Mas a postura de Andrei – que esteve a ponto de morrer numa batalha, e que antes disso desejava a “glória”, ou seja, vivia em função dos outros, para os outros – é de um radical egoísmo sábio. Ele decidiu viver só para si e, quando se dedica à família, sabe que continua no perímetro do seu eu, das coisas ou pessoas que lhe são caras e até, por assim dizer, ajudam a construir sua identidade. Os outros de fato, os desconhecidos, os anônimos, os figurantes que podem cruzar seu caminho, as pessoas por trás das estatísticas, de todo tipo de construção ou serviço, a humanidade em geral, essa massa distribuída ao longo dos séculos e países… isso não lhe interessa. Ou lhe interessa tanto quanto um cenário ao fundo de um espetáculo: é algo que existe ali, mas nunca em evidência.

Andrei – por sua experiência de quase-morte – entendeu como é responsável unicamente por si; ninguém lhe restituiria a vida ou a viveria em seu lugar. Portanto, cuidar dele mesmo é a sua missão grandiosa, o seu heroísmo. O que a sociedade elege para a fama, o sucesso em algum domínio (por exemplo, Napoleão), a Andrei se revelou como uma sombra que atrapalhava sua visão do céu, no momento da agonia, ferido na guerra. De que lhe importava se aquele homem a seu lado era um imperador, um tirano ou um sujeito vulgar? Andrei só se preocupava consigo, não fazia o mínimo esforço para reconhecer a personalidade tão aclamada que, ali, era apenas um incômodo.

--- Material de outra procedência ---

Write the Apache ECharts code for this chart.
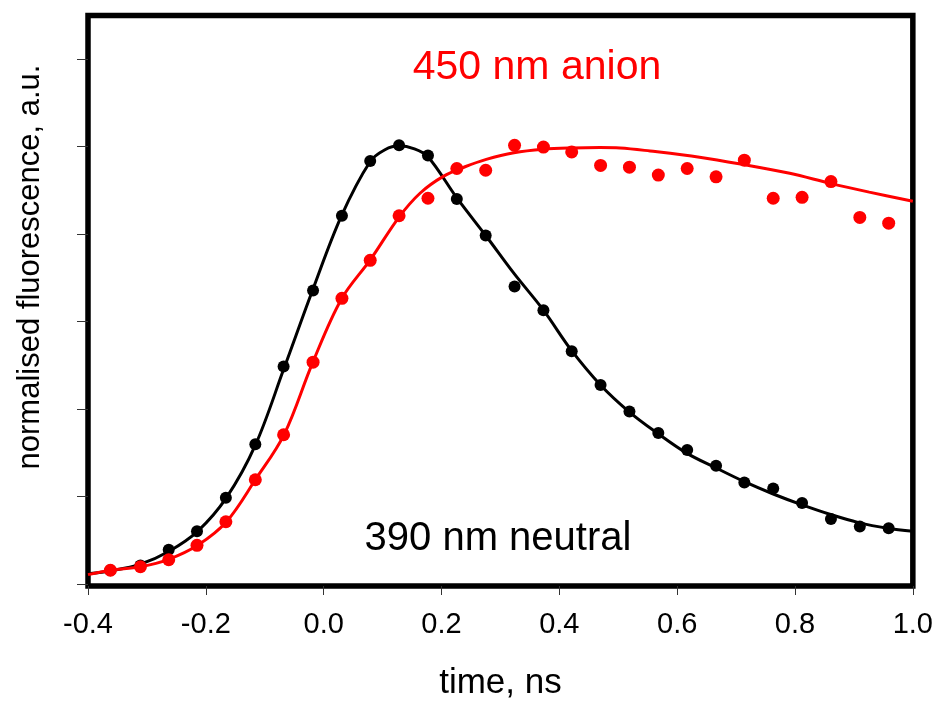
<!DOCTYPE html>
<html>
<head>
<meta charset="utf-8">
<script src="https://cdn.jsdelivr.net/npm/echarts@6/dist/echarts.min.js"></script>
<style>html,body{margin:0;padding:0;background:#fff}#c{width:936px;height:706px}</style>
</head>
<body>
<div id="c"></div>
<script>
// Data
var dotTimes = [-0.362, -0.311, -0.263, -0.215, -0.166, -0.116, -0.068, -0.018, 0.031, 0.079, 0.128, 0.177, 0.226, 0.275, 0.324, 0.373, 0.421, 0.470, 0.519, 0.568, 0.617, 0.666, 0.714, 0.763, 0.812, 0.861, 0.910, 0.959];
var neutralDots = [0.031, 0.042, 0.078, 0.120, 0.197, 0.319, 0.497, 0.671, 0.842, 0.967, 1.003, 0.980, 0.880, 0.797, 0.680, 0.626, 0.532, 0.455, 0.394, 0.345, 0.306, 0.270, 0.232, 0.218, 0.185, 0.148, 0.131, 0.127];
var anionDots = [0.031, 0.039, 0.055, 0.088, 0.142, 0.238, 0.341, 0.507, 0.653, 0.740, 0.842, 0.882, 0.950, 0.946, 1.003, 0.999, 0.988, 0.957, 0.953, 0.935, 0.950, 0.931, 0.969, 0.882, 0.884, 0.920, 0.838, 0.825];

var neutralFitT = [-0.4, -0.360, -0.311, -0.263, -0.214, -0.165, -0.116, -0.067, -0.019, 0.030, 0.079, 0.104, 0.128, 0.154, 0.177, 0.227, 0.276, 0.323, 0.373, 0.420, 0.469, 0.518, 0.567, 0.616, 0.666, 0.715, 0.762, 0.811, 0.859, 0.908, 0.957, 1.0];
var neutralFitV = [0.023, 0.030, 0.045, 0.074, 0.120, 0.197, 0.317, 0.494, 0.671, 0.841, 0.966, 0.993, 1.002, 0.995, 0.977, 0.881, 0.795, 0.710, 0.626, 0.535, 0.456, 0.394, 0.344, 0.299, 0.265, 0.233, 0.206, 0.181, 0.159, 0.140, 0.127, 0.120];

var anionFitT = [-0.4, -0.362, -0.311, -0.263, -0.214, -0.165, -0.116, -0.067, -0.019, 0.030, 0.079, 0.128, 0.164, 0.203, 0.240, 0.276, 0.323, 0.373, 0.421, 0.469, 0.503, 0.554, 0.638, 0.713, 0.791, 0.860, 0.926, 1.0];
var anionFitV = [0.021, 0.031, 0.039, 0.056, 0.088, 0.142, 0.238, 0.342, 0.505, 0.651, 0.741, 0.839, 0.894, 0.932, 0.954, 0.971, 0.986, 0.994, 0.997, 0.998, 0.997, 0.990, 0.976, 0.959, 0.939, 0.916, 0.896, 0.875];

var xTicks = [-0.4, -0.2, 0.0, 0.2, 0.4, 0.6, 0.8, 1.0];
var yTicks = [0, 0.2, 0.4, 0.6, 0.8, 1.0, 1.2];

var labelNeutral = '390 nm neutral';
var labelAnion = '450 nm anion';
var xName = 'time, ns';
var yName = 'normalised fluorescence, a.u.';

function zip(a, b) { return a.map(function (v, i) { return [v, b[i]]; }); }

var FONT = "'Liberation Sans', Arial, sans-serif";
var chart = echarts.init(document.getElementById('c'), null, {renderer: 'canvas'});
chart.setOption({
  animation: false,
  backgroundColor: '#fff',
  grid: {left: 88, right: 21, top: 15.5, bottom: 116, show: true, borderColor: '#000', borderWidth: 5.5, backgroundColor: 'transparent', containLabel: false},
  xAxis: {
    type: 'value', min: xTicks[0], max: xTicks[xTicks.length - 1], interval: 0.2,
    axisLine: {show: false, onZero: false},
    axisTick: {show: true, inside: false, length: 9, lineStyle: {color: '#333', width: 1}},
    splitLine: {show: false},
    axisLabel: {margin: 24, fontSize: 29, fontFamily: FONT, color: '#000', formatter: function (v) { return v.toFixed(1); }},
    name: xName, nameLocation: 'middle', nameGap: 80,
    nameTextStyle: {fontSize: 35, fontFamily: FONT, color: '#000'}
  },
  yAxis: {
    type: 'value', min: -0.005, max: 1.3,
    axisLine: {show: false, onZero: false},
    axisTick: {show: true, inside: false, length: 11, customValues: yTicks, lineStyle: {color: '#333', width: 1}},
    axisLabel: {show: false},
    splitLine: {show: false}
  },
  graphic: [
    {type: 'text', x: 30, y: 267, rotation: Math.PI / 2, style: {text: yName, fontSize: 31, fontFamily: FONT, fill: '#000', textAlign: 'center', textVerticalAlign: 'middle'}},
    {type: 'text', x: 537, y: 68, style: {text: labelAnion, fontSize: 41, fontFamily: FONT, fill: '#ff0000', textAlign: 'center', textVerticalAlign: 'middle'}},
    {type: 'text', x: 498, y: 539, style: {text: labelNeutral, fontSize: 40, fontFamily: FONT, fill: '#000', textAlign: 'center', textVerticalAlign: 'middle'}}
  ],
  series: [
    {type: 'line', data: zip(neutralFitT, neutralFitV), smooth: 0.35, showSymbol: false, lineStyle: {color: '#000', width: 3}, z: 2},
    {type: 'scatter', data: zip(dotTimes, neutralDots), symbol: 'circle', symbolSize: 12, itemStyle: {color: '#000', opacity: 1}, z: 3},
    {type: 'line', data: zip(anionFitT, anionFitV), smooth: 0.35, showSymbol: false, lineStyle: {color: '#ff0000', width: 3}, z: 4},
    {type: 'scatter', data: zip(dotTimes, anionDots), symbol: 'circle', symbolSize: 13, itemStyle: {color: '#ff0000', opacity: 1}, z: 5}
  ]
});
</script>
</body>
</html>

Ao sobreviver, Andrei se transformou. Deixou de ter “uma vida a serviço de” e passou a ter “uma vida” – ponto. Sem se preocupar em justificar sua serventia, os atos que fizesse em prol da humanidade, os benefícios, a honra, a justiça. Todos esses valores se esvaziaram, saíram da casca das palavras e perderam o sentido. Assim como a vida alheia também perdeu o sentido, virou esse cenário distante que Andrei não se esforça mais por discernir ou compreender – sabe que isso agora não lhe diz respeito. Aliás, nada jamais diz respeito a uma pessoa a não ser ela própria: Andrei admite tal princípio com naturalidade e modéstia. Ele não é um monstro interessado em prejudicar os demais (como às vezes o egoísmo parece sugerir, embora o conceito de centrar-se no eu nada tenha, necessariamente, de inveja ou maldade). O seu lema poderia ser: viva e deixe viver. E deixar viver não é ajudar a viver; é largar o outro com a própria vida, fazê-lo responsabilizar-se por ela, porque essa é a situação inexorável de cada um no planeta.

O desenvolvimento posterior deste personagem, entretanto, mostra como uma condição filosófica é frágil, pode desmoronar facilmente. Depois de um tempo dedicado a si, voltado para a sua paz egoísta, Andrei se desestabiliza sob a influência de Pierre (que, no fundo, é um pobre imbecil manipulado, mas desconhece a própria realidade). Volta a participar de círculos sociais e políticos, ocupa sua vida com ações que não compreende nem questiona, simplesmente as repete porque é o que todo mundo faz, é o que esperam dele, o que de fato exigem. Sim, embora tudo pareça sutil e camuflado, é posto como obrigatório – se ele se recusa a caber no papel destinado, deve explicar-se, convencer, o que parece mais cansativo que a obediência. Caso se recuse sem dar explicações, será visto como um louco, um ser hostil ou no mínimo excêntrico, e vão isolá-lo, abandoná-lo… odiá-lo (por ter a coragem de fazer o que, inconscientemente, a maioria deseja mas não arrisca, e por destruir, ou arranhar ao menos, o escudo corporativo que sustenta a sociedade e inventa um sentido para a existência dos indivíduos, ao enfiá-los em papéis específicos).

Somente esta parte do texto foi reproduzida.